That’s the number of cannabis products available at the government-run pot shops (SQDCs) in Quebec, 163 of them dried cannabis.

But no Acapulco Gold, the legendary 1960s weed I enjoyed during a trip to California. We laughed and laughed and laughed . . .

At least, I’ve yet to see a strain with that name. It’s pretty hard to tell what’s what in the ever-expanding cannabis universe of hybrids.

Choosing a cannabis product is a more complicated, if not sophisticated, process than selecting a bottle of wine. With wine, I look for, among other things, sugar content, types of grapes, growing conditions and country of origin, which can be viewed at a glance on the website of the provincial retailer (SAQ) in Quebec or in-store on their devices. I don’t need to seek out a wine critic. (My preferences: wines from Portugal and California.)

And drinking wine is all about taste for me. It’s not about getting a buzz.

It’s quite the opposite for cannabis, which is all about the buzz and only minimally about the taste for the people who might smoke it. (I don’t; I bake it and go the edible route.) Each strain, presumably, has unique effects, if only slightly different from other strains.

Typical questions pot shoppers might ask: Will it inspire you to clean the house? Or lock you on the sofa? Will it make you more creative? Or induce contemplation and meditation? Might it make you feel divine? Or paranoid?

The provincial retailer (SQDC) does provide essential product info on its website: strain, brand, supplies, category (indica, sativa, hybrid, blend). It also gives a brief description devoid of adjectives. Take a Sensi Star strain from 7Acres as an example: “This Indica strain, in dried flower form, has a strong THC content and may contain CBD. It may alter concentration along with creativity levels. Its naturally occurring terpenes emit lemony, spicy and diesel aromas.”

It is strong, indeed. But what kind of strong? I found it does alter my creativity levels — negatively. But there are other cannabis products that enhance my creativity levels.

So, add another complexity to the puzzle: a strain that makes some more creative might do the opposite for others.

Sites like wikileaf.com and lift.co provide reviews from their writers and readers, along with a list of information. Some explain the origins of the strains and how they may have evolved over time.

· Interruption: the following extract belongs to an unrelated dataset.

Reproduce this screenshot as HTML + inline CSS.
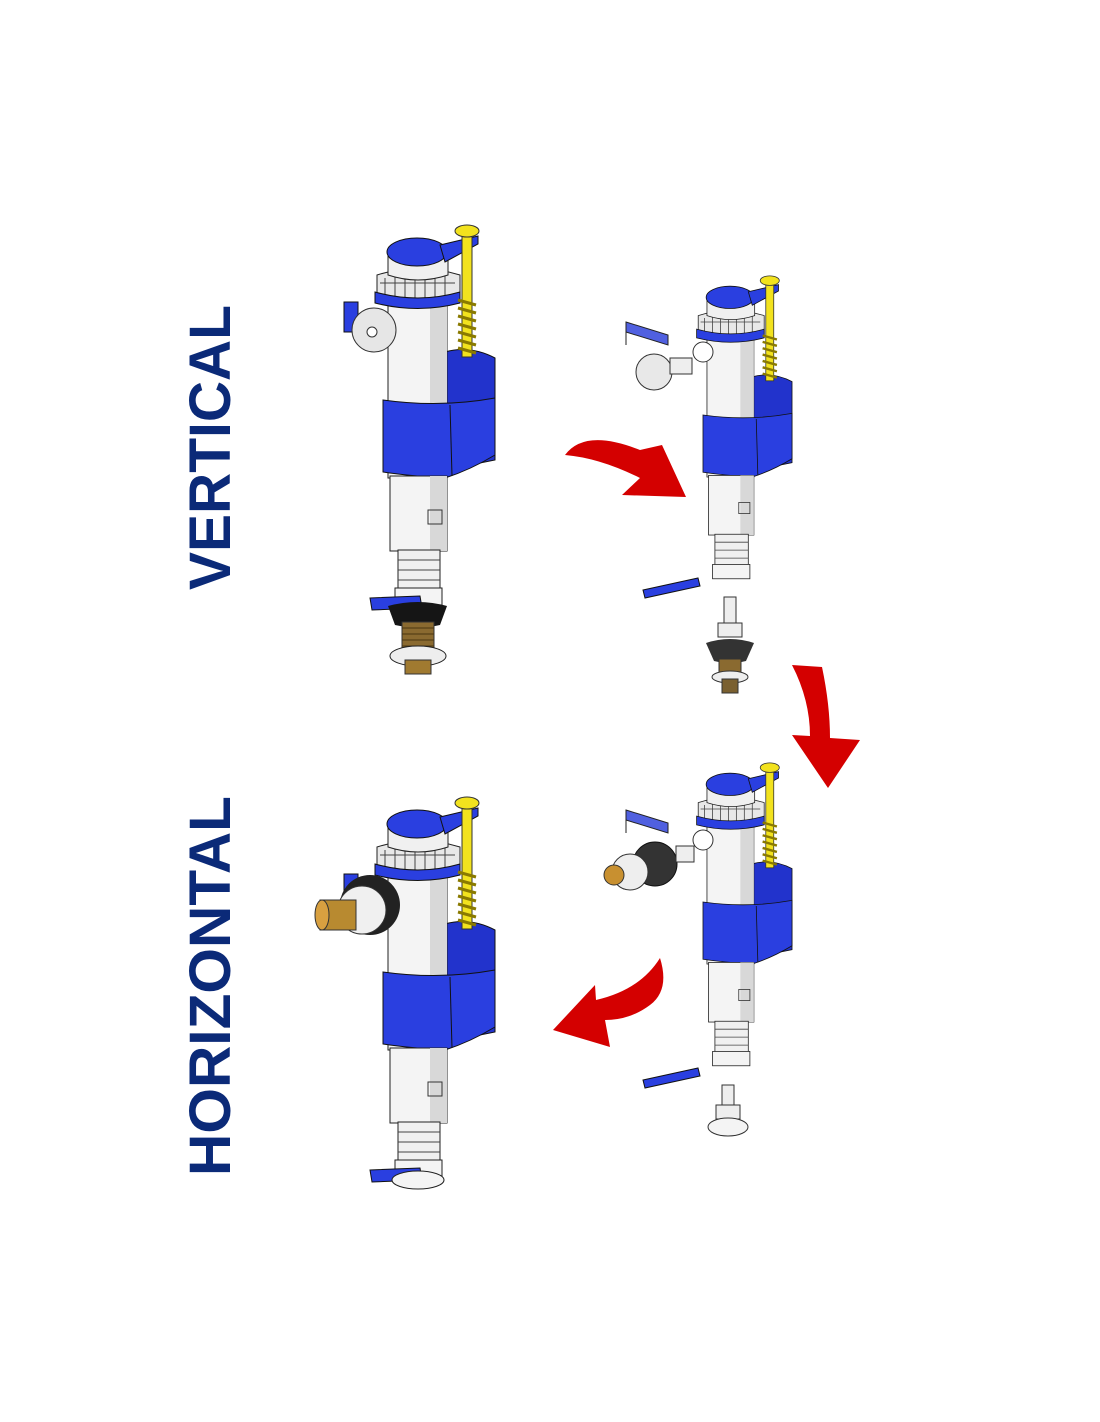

Hence, I order cannabis online, after I’ve done some research.

Some tips for baked flower: A little goes a very long way. A half a pinch may be all you need. A 3.5-gram purchase can last for months.

We’ve come a long way since the days when consumers pretty much had one choice: whatever their street dealer had at the time, quite often a smelly skunk weed. One didn’t ask if it was a sativa, indica or hybrid.

It’s exciting to see the industry growing by leaps and bounds now, and to have such variety in products.

Now, if only they would resurrect Acapulco Gold . . .

I would love to be able to laugh like that again.